'I can beat him' - What Tsunoda's learning from Verstappen
Yuki Tsunoda believes he will be able to beat Red Bull team-mate Max Verstappen once he has unlocked all he needs from his RB21 car


Yuki Tsunoda believes he will be able to beat Red Bull team-mate Max Verstappen once he has unlocked all he needs from his RB21 car.
Tsunoda is making rapid progress in his understanding of Red Bull’s tricky 2025 challenger, having delivered his first points for the squad at last weekend’s Bahrain Grand Prix.
While he admits he is still in a “learning” phase with a car that is all new to him, he believes that once he is out of that phase and understands the current quirks, then good results can come.
“It's my first time driving a completely different car - I only drove with VCARB for the last four years, so it's the first time I drove a completely different team's car,” he explained at the Saudi Grand Prix.
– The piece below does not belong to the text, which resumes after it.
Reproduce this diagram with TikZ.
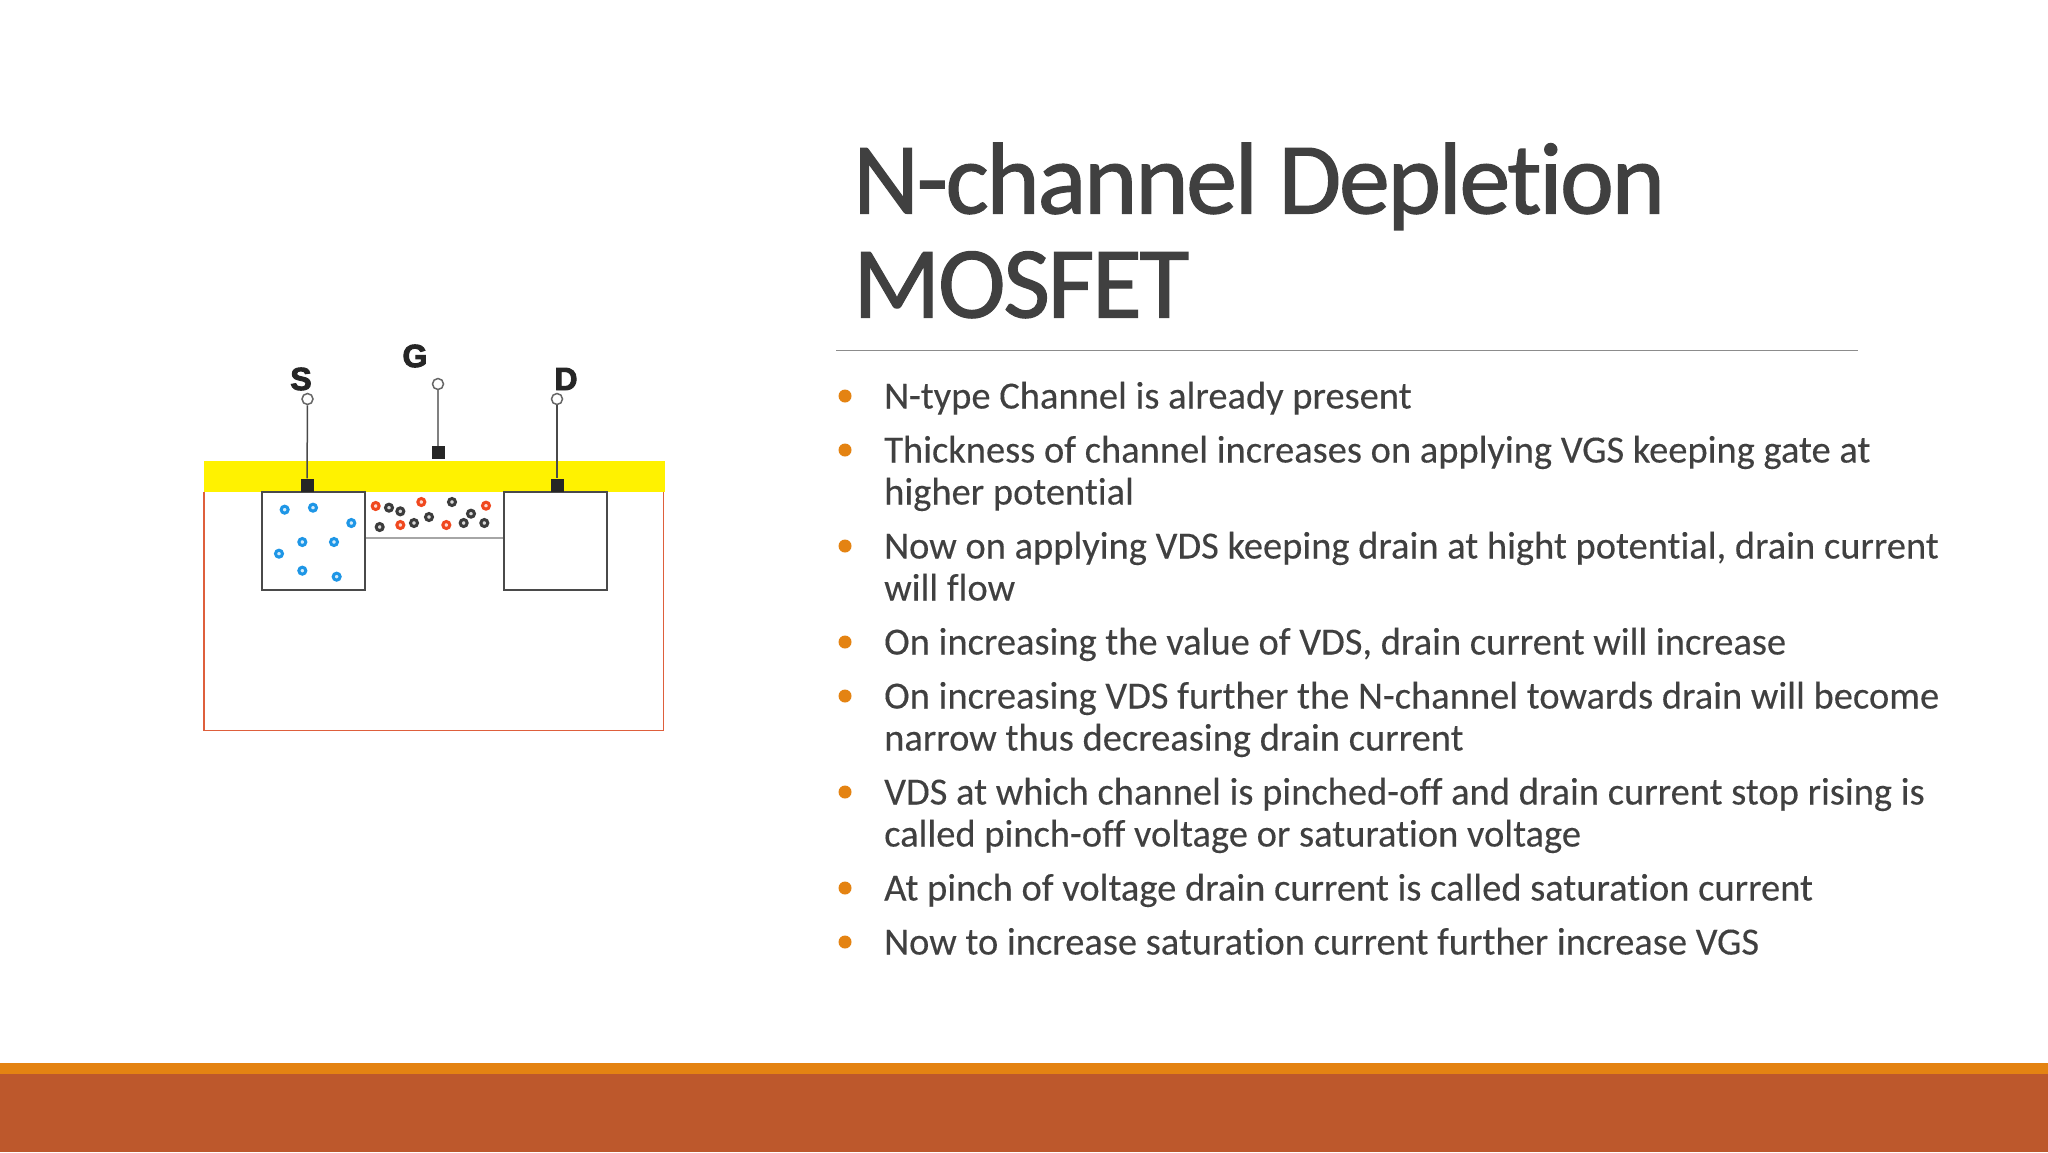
\documentclass[tikz,border=0pt]{standalone}
\usepackage{fontspec}
\setmainfont[Ligatures=NoCommon,FakeBold=0.2]{Carlito}
\newfontfamily\titlefont[Ligatures=NoCommon,FakeBold=1.1,LetterSpace=-2.35]{Carlito}
\newfontfamily\labelfont[BoldFeatures={FakeBold=3}]{Liberation Sans}
\definecolor{txtgrey}{HTML}{404040}
\definecolor{bandorange}{HTML}{E48312}
\definecolor{bandbrown}{HTML}{BD582C}
\definecolor{boxred}{HTML}{DE5F3C}
\definecolor{dotblue}{HTML}{1E96E6}
\definecolor{dotred}{HTML}{F0481E}
\definecolor{dotdark}{HTML}{3C3C3C}
\definecolor{wiregrey}{HTML}{4A4A4A}
\tikzset{
  bodytext/.style={anchor=base west,inner sep=0pt,text=txtgrey,font=\fontsize{38.5}{42}\selectfont},
  titletext/.style={anchor=base west,inner sep=0pt,text=txtgrey,font=\titlefont\fontsize{102}{105}\selectfont},
  bulletdot/.style={circle,fill=bandorange,inner sep=0pt,minimum size=13pt},
  termlabel/.style={inner sep=0pt,text=black!85,font=\labelfont\bfseries\fontsize{32}{32}\selectfont},
  pad/.style={fill=black!85,draw=none,inner sep=0pt,minimum size=13pt},
  openterm/.style={circle,draw=black!60,fill=white,line width=1.5pt,inner sep=0pt,minimum size=11pt},
  wire/.style={line width=1.5pt,draw=wiregrey},
  well/.style={draw=wiregrey,line width=1.5pt,fill=white},
  carrier/.style={circle,draw=#1,line width=3pt,fill=#1!20,inner sep=0pt,minimum size=7pt},
}
\begin{document}
\begin{tikzpicture}[x=1pt,y=-1pt]
\useasboundingbox (0,0) rectangle (2048,1152);
\fill[white] (0,0) rectangle (2048,1152);
% bottom bands
\fill[bandorange] (0,1063) rectangle (2048,1074);
\fill[bandbrown] (0,1074) rectangle (2048,1152);
% substrate and oxide
\draw[boxred,line width=1.8pt] (204,492) -- (204,730.5) -- (663.5,730.5) -- (663.5,492);
\fill[yellow] (203.5,461) rectangle (664.5,492);
% channel
\draw[black!35,line width=1.5pt] (365,538) -- (504,538);
% wells
\node[well,anchor=north west,inner sep=0pt,minimum width=103pt,minimum height=98pt] (source) at (261,491) {};
\node[well,anchor=north west,inner sep=0pt,minimum width=103pt,minimum height=98pt] (drain) at (503,491) {};
% terminals
\node[pad] (padS) at (307,485) {};
\node[pad] (padG) at (438,452.5) {};
\node[pad] (padD) at (557,485) {};
\node[openterm] (termS) at (307.5,399) {};
\node[openterm] (termG) at (438,384) {};
\node[openterm] (termD) at (557,399) {};
\draw[wire] (termS) -- (padS);
\draw[wire,draw=black!50] (termG) -- (padG);
\draw[wire] (termD) -- (padD);
\node[termlabel] (labS) at (301,379) {S};
\node[termlabel] (labG) at (415,356) {G};
\node[termlabel] (labD) at (566,379) {D};
% electrons in the source
\foreach \i/\a/\b in {1/284/539,2/369/533,3/484/579,4/337/636,5/432/636,6/267/671,7/337/722,8/440/740}
  \node[carrier=dotblue] (b\i) at ({190+\a/3},{330+\b/3}) {};
% carriers in the channel
\foreach \i/\a/\b in {1/77/198,2/214/186,3/151/255,4/289/255,5/408/197}
  \node[carrier=dotred] (r\i) at ({350+\a/3},{440+\b/3}) {};
\foreach \i/\a/\b in {1/117/203,2/151/214,3/89/261,4/192/249,5/237/231,6/306/186,7/363/221,8/341/249,9/403/249}
  \node[carrier=dotdark] (k\i) at ({350+\a/3},{440+\b/3}) {};
% title
\node[titletext] (t1) at (853,213.5) {N-channel Depletion};
\node[titletext] (t2) at (853,317.5) {MOSFET};
\draw[black!45,line width=1.2pt] (836,350.5) -- (1858,350.5);
% bullets
\foreach \i/\y in {1/396,2/450,3/546,4/642,5/696,6/792,7/888,8/942}
  \node[bulletdot] (bul\i) at (845,\y) {};
\node[bodytext] (l1) at (884,408.5) {N-type Channel is already present};
\node[bodytext] (l2) at (884,462.5) {Thickness of channel increases on applying VGS keeping gate at};
\node[bodytext] (l3) at (884,504.5) {higher potential};
\node[bodytext] (l4) at (884,558.5) {Now on applying VDS keeping drain at hight potential, drain current};
\node[bodytext] (l5) at (884,600.5) {will flow};
\node[bodytext] (l6) at (884,654.5) {On increasing the value of VDS, drain current will increase};
\node[bodytext] (l7) at (884,708.5) {On increasing VDS further the N-channel towards drain will become};
\node[bodytext] (l8) at (884,750.5) {narrow thus decreasing drain current};
\node[bodytext] (l9) at (884,804.5) {VDS at which channel is pinched-off and drain current stop rising is};
\node[bodytext] (l10) at (884,846.5) {called pinch-off voltage or saturation voltage};
\node[bodytext] (l11) at (884,900.5) {At pinch of voltage drain current is called saturation current};
\node[bodytext] (l12) at (884,954.5) {Now to increase saturation current further increase VGS};
\end{tikzpicture}
\end{document}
“I'm trying to use that, and I know that if I unlock that area, I would be able to probably beat him [Verstappen].
“I know myself that I can't beat him straight away, so I'm just trying to build a good baseline and wait for the moment that I can be in the shape, yeah.”
Tsunoda explained that his challenge at the moment is getting a better comprehension of what is needed to extract all the pace there is in the RB21.
“I'm just trying to understand how this car operates, how this car performs well,” he said. “I think I'm not really understanding even half of it.
“These things are the key that I'm trying to work really hard on to understand as soon as possible, so I can work on different sort of stuff - all sorts of development and whatever.
“So far, I'm able to kind of put it all together in the qualifying and the race, but also at the same time it's quite up and down. There's a bit of up and down from FP1 to FP3. So I just want to be more consistent throughout.”
While aware that Verstappen has so much more experience than him, Tsunoda says he has also observed certain ways that the four-time champion operates that he needs to tap into.
Tsunoda added: “The thing is he can feel more than myself in the car, like how the tyre temp looks getting out of the garage.
“Qualifying's a good example that [when] temps are going low, lower and lower throughout qualifying, he adjusted, Q1 to Q3 - when the temperature's going lower, he adjusted himself in the warm-up, how he should warm up, how he should put pressure into the tyres in each corner to increase the lap time or increase the pace of the outlap or whatever.
“Inside for me, I didn't feel it that way. I wasn't able to feel what I did in the VCARB. I wasn't able to feel in this car yet, because probably just I'm not fully relaxing, driving this car.
“I'm just still rushing and not fully in control yet. I think those few details are really important with this current regulation, which is very sensitive on tyres and even that one tenth, the few milliseconds in each corner, will make a lot of difference.”
Another aspect that Tsunoda thinks is important is how Verstappen is able to build his speed throughout the weekend - only unleashing everything when he needs to.
“I knew how Max builds throughout the week, builds the confidence throughout the week, compared to how I build the confidence throughout the week,” he said.
“It's completely different because he already has massive confidence in this car. So I just make it separate and try to nail it down in qualifying.”
And while Tsunoda and Verstappen have diverged on downforce choices for the past two weekends, with Tsunoda preferring to run higher levels because it makes him more comfortable, he says that there are a lot of similarities in how they operate a car.
“So far the driving style, actually how the brake shape is and the releasing part, everything, is quite close,” he said.
“I never thought about how the driving style between us [might compare], but so far it's not too far away.”